- SET EXERCISE: Give an exact transcription of every line, dropping the images.

- DATASET SECTION:
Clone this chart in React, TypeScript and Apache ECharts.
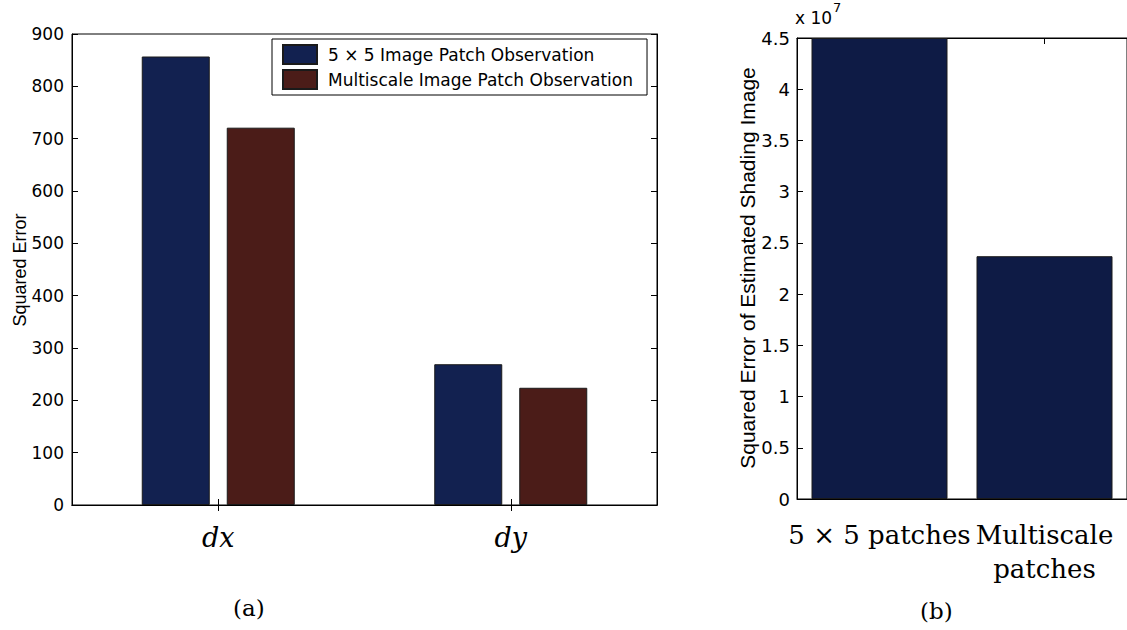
import React, { useEffect, useRef } from "react";
import * as echarts from "echarts";

const categoriesA = ["dx", "dy"];
const seriesA5x5 = [857, 269];
const seriesAMulti = [721, 224];
const ticksA = { min: 0, max: 900, interval: 100 };

const categoriesB = ["5 × 5 patches", "Multiscale\npatches"];
const valuesB = [45000000, 23700000];
const ticksB = { min: 0, max: 45000000, interval: 5000000 };

const legendNames = ["5 × 5 Image Patch Observation", "Multiscale Image Patch Observation"];
const yNameA = "Squared Error";
const yNameB = "Squared Error of Estimated Shading Image";

const NAVY = "#122150";
const MAROON = "#4b1c18";
const NAVY_B = "#0e1b45";

export default function App() {
  const ref = useRef<HTMLDivElement>(null);
  useEffect(() => {
    if (!ref.current) return;
    const chart = echarts.init(ref.current, null, { renderer: "svg" });
    const axisLine = { show: true, lineStyle: { color: "#000", width: 1 } };
    const tickIn = { show: true, inside: true, length: 6, lineStyle: { color: "#000" } };
    const sans = "DejaVu Sans";
    chart.setOption({
      animation: false,
      backgroundColor: "#fff",
      grid: [
        { left: 72, top: 34, width: 585, height: 471, show: true, borderColor: "#000", borderWidth: 1 },
        { left: 797, top: 38, width: 340, height: 461, show: true, borderColor: "#000", borderWidth: 1 },
      ],
      legend: {
        data: legendNames,
        orient: "vertical",
        left: 272,
        top: 39,
        itemWidth: 34,
        itemHeight: 19,
        itemGap: 4,
        icon: "rect",
        padding: [5, 14, 5, 10],
        borderColor: "#000",
        borderWidth: 1,
        backgroundColor: "#fff",
        textStyle: { fontFamily: sans, fontSize: 17, color: "#000", padding: [0, 0, 0, 6] },
      },
      xAxis: [
        {
          type: "category", gridIndex: 0, data: categoriesA, position: "bottom",
          axisLine, axisTick: { ...tickIn, alignWithLabel: true },
          axisLabel: { fontFamily: "DejaVu Serif", fontStyle: "italic", fontSize: 27, color: "#000", margin: 19 },
        },
        {
          type: "category", gridIndex: 0, data: categoriesA, position: "top",
          axisLine, axisTick: { ...tickIn, alignWithLabel: true }, axisLabel: { show: false },
        },
        {
          type: "category", gridIndex: 1, data: categoriesB, position: "bottom",
          axisLine, axisTick: { ...tickIn, alignWithLabel: true },
          axisLabel: { fontFamily: "DejaVu Serif", fontSize: 26, color: "#000", margin: 19, lineHeight: 34, interval: 0, verticalAlign: "top" },
        },
        {
          type: "category", gridIndex: 1, data: categoriesB, position: "top",
          axisLine, axisTick: { ...tickIn, alignWithLabel: true }, axisLabel: { show: false },
        },
      ],
      yAxis: [
        {
          type: "value", gridIndex: 0, position: "left", ...ticksA,
          axisLine, axisTick: tickIn, splitLine: { show: false },
          axisLabel: { fontFamily: sans, fontSize: 17, color: "#000", margin: 8 },
        },
        {
          type: "value", gridIndex: 0, position: "right", ...ticksA,
          axisLine, axisTick: tickIn, splitLine: { show: false }, axisLabel: { show: false },
        },
        {
          type: "value", gridIndex: 1, position: "left", ...ticksB,
          axisLine, axisTick: tickIn, splitLine: { show: false },
          axisLabel: {
            fontFamily: sans, fontSize: 18, color: "#000", margin: 7,
            formatter: (v: number) => String(Math.round((v / 1e7) * 10) / 10),
          },
        },
      ],
      series: [
        {
          name: legendNames[0], type: "bar", xAxisIndex: 0, yAxisIndex: 0, data: seriesA5x5,
          barWidth: 68, barGap: "25%",
          itemStyle: { color: NAVY, borderColor: "#1a1a1a", borderWidth: 1 },
        },
        {
          name: legendNames[1], type: "bar", xAxisIndex: 0, yAxisIndex: 0, data: seriesAMulti,
          barWidth: 68, barGap: "25%",
          itemStyle: { color: MAROON, borderColor: "#1a1a1a", borderWidth: 1 },
        },
        {
          name: "Shading error", type: "bar", xAxisIndex: 2, yAxisIndex: 2, data: valuesB,
          barWidth: 136,
          itemStyle: { color: NAVY_B, borderColor: "#1a1a1a", borderWidth: 1 },
        },
      ],
      graphic: [
        {
          type: "text", x: 20, y: 270, rotation: Math.PI / 2,
          style: { text: yNameA, fontSize: 18, fontFamily: "Liberation Sans", fill: "#000", align: "center", verticalAlign: "middle" },
        },
        {
          type: "text", x: 747, y: 268, rotation: Math.PI / 2,
          style: { text: yNameB, fontSize: 21, fontFamily: "Liberation Sans", fill: "#000", align: "center", verticalAlign: "middle" },
        },
        { type: "text", left: 795, top: 9, style: { text: "x 10", fontSize: 17, fontFamily: "DejaVu Sans", fill: "#000" } },
        { type: "text", left: 833, top: 1, style: { text: "7", fontSize: 13, fontFamily: "DejaVu Sans", fill: "#000" } },
        { type: "text", left: 233, top: 596, style: { text: "(a)", fontSize: 23, fontFamily: "DejaVu Serif", fill: "#000" } },
        { type: "text", left: 920, top: 599, style: { text: "(b)", fontSize: 23, fontFamily: "DejaVu Serif", fill: "#000" } },
      ],
    });
    return () => chart.dispose();
  }, []);
  return <div ref={ref} style={{ position: "fixed", left: 0, top: 0, width: 1127, height: 630 }} />;
}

- IN RESPONSE:
Clone this chart in React, TypeScript and Apache ECharts.
import React, { useEffect, useRef } from "react";
import * as echarts from "echarts";

const categoriesA = ["dx", "dy"];
const seriesA5x5 = [857, 269];
const seriesAMulti = [721, 224];
const ticksA = { min: 0, max: 900, interval: 100 };

const categoriesB = ["5 × 5 patches", "Multiscale\npatches"];
const valuesB = [45000000, 23700000];
const ticksB = { min: 0, max: 45000000, interval: 5000000 };

const legendNames = ["5 × 5 Image Patch Observation", "Multiscale Image Patch Observation"];
const yNameA = "Squared Error";
const yNameB = "Squared Error of Estimated Shading Image";

const NAVY = "#122150";
const MAROON = "#4b1c18";
const NAVY_B = "#0e1b45";

export default function App() {
  const ref = useRef<HTMLDivElement>(null);
  useEffect(() => {
    if (!ref.current) return;
    const chart = echarts.init(ref.current, null, { renderer: "svg" });
    const axisLine = { show: true, lineStyle: { color: "#000", width: 1 } };
    const tickIn = { show: true, inside: true, length: 6, lineStyle: { color: "#000" } };
    const sans = "DejaVu Sans";
    chart.setOption({
      animation: false,
      backgroundColor: "#fff",
      grid: [
        { left: 72, top: 34, width: 585, height: 471, show: true, borderColor: "#000", borderWidth: 1 },
        { left: 797, top: 38, width: 340, height: 461, show: true, borderColor: "#000", borderWidth: 1 },
      ],
      legend: {
        data: legendNames,
        orient: "vertical",
        left: 272,
        top: 39,
        itemWidth: 34,
        itemHeight: 19,
        itemGap: 4,
        icon: "rect",
        padding: [5, 14, 5, 10],
        borderColor: "#000",
        borderWidth: 1,
        backgroundColor: "#fff",
        textStyle: { fontFamily: sans, fontSize: 17, color: "#000", padding: [0, 0, 0, 6] },
      },
      xAxis: [
        {
          type: "category", gridIndex: 0, data: categoriesA, position: "bottom",
          axisLine, axisTick: { ...tickIn, alignWithLabel: true },
          axisLabel: { fontFamily: "DejaVu Serif", fontStyle: "italic", fontSize: 27, color: "#000", margin: 19 },
        },
        {
          type: "category", gridIndex: 0, data: categoriesA, position: "top",
          axisLine, axisTick: { ...tickIn, alignWithLabel: true }, axisLabel: { show: false },
        },
        {
          type: "category", gridIndex: 1, data: categoriesB, position: "bottom",
          axisLine, axisTick: { ...tickIn, alignWithLabel: true },
          axisLabel: { fontFamily: "DejaVu Serif", fontSize: 26, color: "#000", margin: 19, lineHeight: 34, interval: 0, verticalAlign: "top" },
        },
        {
          type: "category", gridIndex: 1, data: categoriesB, position: "top",
          axisLine, axisTick: { ...tickIn, alignWithLabel: true }, axisLabel: { show: false },
        },
      ],
      yAxis: [
        {
          type: "value", gridIndex: 0, position: "left", ...ticksA,
          axisLine, axisTick: tickIn, splitLine: { show: false },
          axisLabel: { fontFamily: sans, fontSize: 17, color: "#000", margin: 8 },
        },
        {
          type: "value", gridIndex: 0, position: "right", ...ticksA,
          axisLine, axisTick: tickIn, splitLine: { show: false }, axisLabel: { show: false },
        },
        {
          type: "value", gridIndex: 1, position: "left", ...ticksB,
          axisLine, axisTick: tickIn, splitLine: { show: false },
          axisLabel: {
            fontFamily: sans, fontSize: 18, color: "#000", margin: 7,
            formatter: (v: number) => String(Math.round((v / 1e7) * 10) / 10),
          },
        },
      ],
      series: [
        {
          name: legendNames[0], type: "bar", xAxisIndex: 0, yAxisIndex: 0, data: seriesA5x5,
          barWidth: 68, barGap: "25%",
          itemStyle: { color: NAVY, borderColor: "#1a1a1a", borderWidth: 1 },
        },
        {
          name: legendNames[1], type: "bar", xAxisIndex: 0, yAxisIndex: 0, data: seriesAMulti,
          barWidth: 68, barGap: "25%",
          itemStyle: { color: MAROON, borderColor: "#1a1a1a", borderWidth: 1 },
        },
        {
          name: "Shading error", type: "bar", xAxisIndex: 2, yAxisIndex: 2, data: valuesB,
          barWidth: 136,
          itemStyle: { color: NAVY_B, borderColor: "#1a1a1a", borderWidth: 1 },
        },
      ],
      graphic: [
        {
          type: "text", x: 20, y: 270, rotation: Math.PI / 2,
          style: { text: yNameA, fontSize: 18, fontFamily: "Liberation Sans", fill: "#000", align: "center", verticalAlign: "middle" },
        },
        {
          type: "text", x: 747, y: 268, rotation: Math.PI / 2,
          style: { text: yNameB, fontSize: 21, fontFamily: "Liberation Sans", fill: "#000", align: "center", verticalAlign: "middle" },
        },
        { type: "text", left: 795, top: 9, style: { text: "x 10", fontSize: 17, fontFamily: "DejaVu Sans", fill: "#000" } },
        { type: "text", left: 833, top: 1, style: { text: "7", fontSize: 13, fontFamily: "DejaVu Sans", fill: "#000" } },
        { type: "text", left: 233, top: 596, style: { text: "(a)", fontSize: 23, fontFamily: "DejaVu Serif", fill: "#000" } },
        { type: "text", left: 920, top: 599, style: { text: "(b)", fontSize: 23, fontFamily: "DejaVu Serif", fill: "#000" } },
      ],
    });
    return () => chart.dispose();
  }, []);
  return <div ref={ref} style={{ position: "fixed", left: 0, top: 0, width: 1127, height: 630 }} />;
}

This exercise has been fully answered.